■ To do
Without the pictures, return exactly the lines from the one with "Reproduce this chart with Apache ECharts." through the one with "const yTicks = [0, 200, 400, 600, 800, 1000];". Both end lines belong in the copy.

■ Records provided
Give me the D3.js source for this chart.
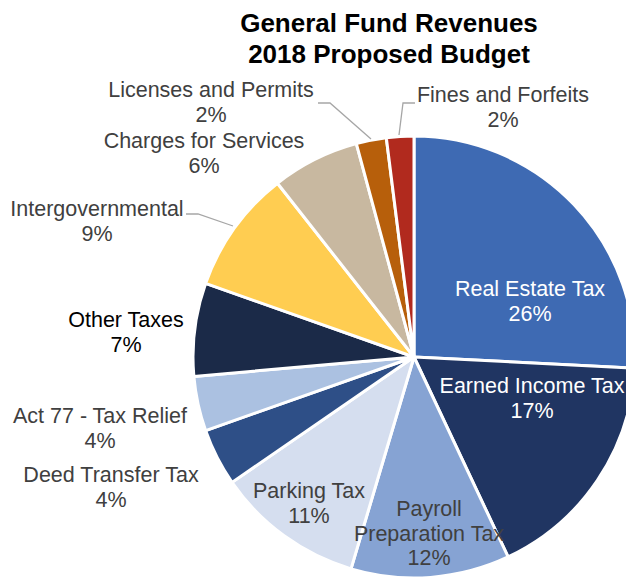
<!DOCTYPE html>
<html>
<head>
<meta charset="utf-8">
<script src="https://d3js.org/d3.v7.min.js"></script>
<style>
  body { margin: 0; background: #fff; }
  svg { display: block; font-family: "Liberation Sans", Arial, sans-serif; }
</style>
</head>
<body>
<div id="chart"></div>
<script>
// data (percent of general fund; labels show rounded values)
const categories = ['Real Estate Tax', 'Earned Income Tax', 'Payroll Preparation Tax', 'Parking Tax',
  'Deed Transfer Tax', 'Act 77 - Tax Relief', 'Other Taxes', 'Intergovernmental',
  'Charges for Services', 'Licenses and Permits', 'Fines and Forfeits'];
const values = [25.8, 17.2, 11.6, 10.8, 4.2, 4.0, 6.8, 9.0, 6.4, 2.2, 2.0];
const colors = ['#3E6AB3', '#203562', '#86A3D3', '#D5DEEF', '#2E4F87', '#ABC1E1',
  '#1B2A48', '#FFCD51', '#C8B8A0', '#B75F0B', '#B12A1E'];

// label layout: label lines, position of first baseline, text colour
const labelLayout = [
  { lines: ['Real Estate Tax'], x: 530, y: 296, fill: '#fff' },
  { lines: ['Earned Income Tax'], x: 532, y: 393, fill: '#fff' },
  { lines: ['Payroll', 'Preparation Tax'], x: 429, y: 516, fill: '#404040' },
  { lines: ['Parking Tax'], x: 309, y: 498, fill: '#404040' },
  { lines: ['Deed Transfer Tax'], x: 111, y: 482, fill: '#404040' },
  { lines: ['Act 77 - Tax Relief'], x: 100, y: 423, fill: '#404040' },
  { lines: ['Other Taxes'], x: 126, y: 327, fill: '#000' },
  { lines: ['Intergovernmental'], x: 97, y: 216, fill: '#404040' },
  { lines: ['Charges for Services'], x: 204, y: 148, fill: '#404040' },
  { lines: ['Licenses and Permits'], x: 211, y: 97, fill: '#404040' },
  { lines: ['Fines and Forfeits'], x: 503, y: 102, fill: '#404040' }
];
const leaders = [
  [[318, 103], [330, 103], [371, 139]],
  [[415, 103], [403, 103], [399, 135]],
  [[186, 214], [198, 214], [233, 226]]
];

const width = 626, height = 580;
const cx = 414, cy = 357, radius = 221;

const svg = d3.select('#chart').append('svg')
  .attr('width', width).attr('height', height);

svg.append('text')
  .attr('text-anchor', 'middle')
  .style('font-size', '26px').style('font-weight', 'bold').attr('fill', '#000')
  .selectAll('tspan')
  .data(['General Fund Revenues', '2018 Proposed Budget'])
  .join('tspan')
  .attr('x', 389).attr('y', (d, i) => 32 + i * 31)
  .text(d => d);

const pie = d3.pie().sort(null).value(d => d);
const arc = d3.arc().innerRadius(0).outerRadius(radius);

const g = svg.append('g').attr('transform', `translate(${cx},${cy})`);
g.selectAll('path')
  .data(pie(values))
  .join('path')
  .attr('d', arc)
  .attr('fill', (d, i) => colors[i])
  .attr('stroke', '#fff')
  .attr('stroke-width', 3)
  .attr('stroke-linejoin', 'round');

// leader lines
svg.selectAll('polyline')
  .data(leaders)
  .join('polyline')
  .attr('points', d => d.map(p => p.join(',')).join(' '))
  .attr('fill', 'none')
  .attr('stroke', '#A6A6A6')
  .attr('stroke-width', 1.3);

// labels
const lab = svg.append('g').style('font-size', '21.5px');
labelLayout.forEach((L, i) => {
  const t = lab.append('text').attr('text-anchor', 'middle').attr('fill', L.fill);
  const lines = L.lines.concat([Math.round(values[i]) + '%']);
  lines.forEach((s, j) => {
    t.append('tspan').attr('x', L.x).attr('y', L.y + j * 24.5).text(s);
  });
});
</script>
</body>
</html>
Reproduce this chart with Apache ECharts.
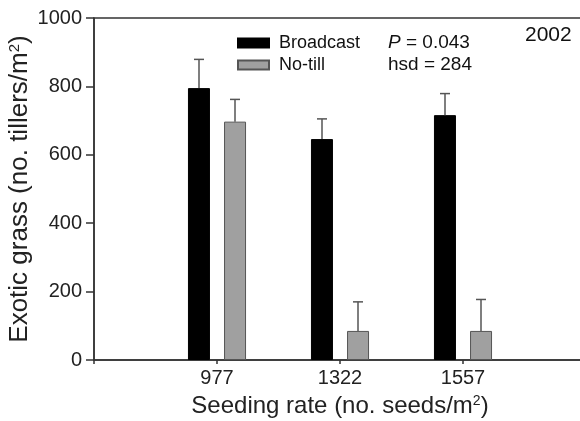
<!DOCTYPE html>
<html><head><meta charset="utf-8">
<script src="https://cdn.jsdelivr.net/npm/echarts@6/dist/echarts.min.js"></script>
<style>html,body{margin:0;padding:0;background:#fff}#c{width:580px;height:421px}</style>
</head><body><div id="c"></div>
<script>
const categories = ['977', '1322', '1557'];
const broadcast = [795, 646, 716];
const broadcastErr = [84, 59, 63];
const notill = [697, 85, 85];
const notillErr = [65, 85, 92];
const yTicks = [0, 200, 400, 600, 800, 1000];

const FONT = '"Liberation Sans", Arial, sans-serif';
const axisCats = [''].concat(categories, ['']);
const BAR_W = 22, OFFSET = 18;

function padded(arr) { return [null].concat(arr, [null]); }
function errData(means, errs) { return means.map((m, i) => [i + 1, m, m + errs[i]]); }

function errSeries(means, errs, dx) {
  return {
    type: 'custom', z: 5, silent: true,
    data: errData(means, errs),
    renderItem: function (params, api) {
      const lo = api.coord([api.value(0), api.value(1)]);
      const hi = api.coord([api.value(0), api.value(2)]);
      const x = lo[0] + dx;
      return {
        type: 'group', children: [
          { type: 'line', shape: { x1: x, y1: lo[1], x2: x, y2: hi[1] }, style: { stroke: '#555', lineWidth: 1.5 } },
          { type: 'line', shape: { x1: x - 5, y1: hi[1], x2: x + 5, y2: hi[1] }, style: { stroke: '#555', lineWidth: 1.5 } }
        ]
      };
    }
  };
}

const chart = echarts.init(document.getElementById('c'));
chart.setOption({
  animation: false,
  backgroundColor: '#fff',
  textStyle: { fontFamily: FONT },
  grid: { left: 94, right: -6, top: 18, bottom: 61, outerBoundsMode: 'none', containLabel: false,
          show: true, borderColor: '#333', borderWidth: 1.5 },
  legend: {
    orient: 'vertical', left: 237, top: 33, padding: 0, itemWidth: 31, itemHeight: 9, itemGap: 2,
    icon: 'rect',
    textStyle: { fontSize: 18, color: '#111', fontFamily: FONT, lineHeight: 20, padding: [0, 0, 0, 5] },
    data: ['Broadcast', 'No-till']
  },
  xAxis: {
    type: 'category', data: axisCats, boundaryGap: false,
    axisLine: { lineStyle: { color: '#333', width: 1.5 } },
    axisTick: { length: 4, lineStyle: { color: '#333', width: 1.5 } },
    axisLabel: { fontSize: 20, color: '#222', margin: 8, interval: 0 },
    name: 'Seeding rate (no. seeds/m{sup|2})', nameLocation: 'middle', nameGap: 34, nameMoveOverlap: false,
    nameTextStyle: { fontSize: 24, color: '#222', rich: { sup: { fontSize: 14, verticalAlign: 'top', padding: [0, 0, 10, 0] } } }
  },
  yAxis: {
    type: 'value', min: yTicks[0], max: yTicks[yTicks.length - 1], interval: 200,
    splitLine: { show: false },
    axisLine: { show: true, lineStyle: { color: '#333', width: 1.5 } },
    axisTick: { show: true, length: 8, lineStyle: { color: '#333', width: 1.5 } },
    axisLabel: { fontSize: 20, color: '#222', margin: 12, formatter: v => String(v) },
    name: 'Exotic grass (no. tillers/m{sup|2})', nameLocation: 'middle', nameGap: 61, nameMoveOverlap: false,
    nameTextStyle: { fontSize: 26, color: '#222', rich: { sup: { fontSize: 15, verticalAlign: 'top', padding: [0, 0, 11, 0] } } }
  },
  graphic: [
    { type: 'text', left: 388, top: 33, style: { text: '{i|P} = 0.043', fontSize: 19, fontFamily: FONT, fill: '#111', rich: { i: { fontStyle: 'italic', fontSize: 19, fontFamily: FONT } } } },
    { type: 'text', left: 388, top: 55, style: { text: 'hsd = 284', fontSize: 19, fontFamily: FONT, fill: '#111' } },
    { type: 'text', left: 525, top: 25, style: { text: '2002', fontSize: 21, fontFamily: FONT, fill: '#111' } }
  ],
  series: [
    { name: 'Broadcast', type: 'bar', data: padded(broadcast), barWidth: BAR_W, barGap: '64%',
      itemStyle: { color: '#000', borderColor: '#000', borderWidth: 1 } },
    { name: 'No-till', type: 'bar', data: padded(notill), barWidth: BAR_W, barGap: '64%',
      itemStyle: { color: '#a0a0a0', borderColor: '#555', borderWidth: 1 } },
    errSeries(broadcast, broadcastErr, -OFFSET),
    errSeries(notill, notillErr, OFFSET)
  ]
});
</script></body></html>
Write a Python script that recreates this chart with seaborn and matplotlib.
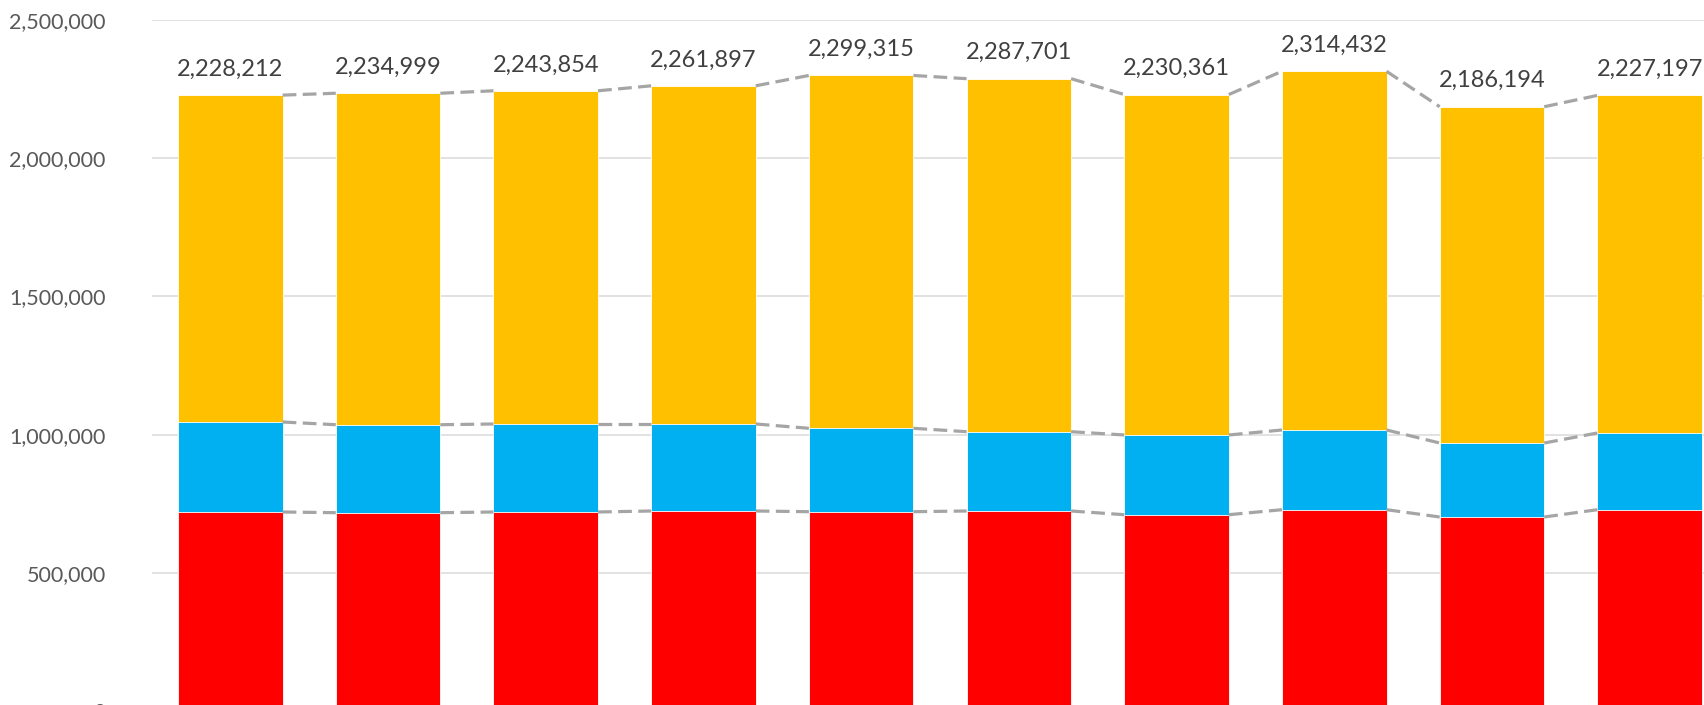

■ Completed task
Reproduce this chart with Apache ECharts.
<!DOCTYPE html>
<html><head><meta charset="utf-8">
<script src="https://cdn.jsdelivr.net/npm/echarts@6/dist/echarts.min.js"></script>
<style>html,body{margin:0;padding:0;background:#fff}#c{width:580px;height:421px}</style>
</head><body><div id="c"></div>
<script>
const categories = ['977', '1322', '1557'];
const broadcast = [795, 646, 716];
const broadcastErr = [84, 59, 63];
const notill = [697, 85, 85];
const notillErr = [65, 85, 92];
const yTicks = [0, 200, 400, 600, 800, 1000];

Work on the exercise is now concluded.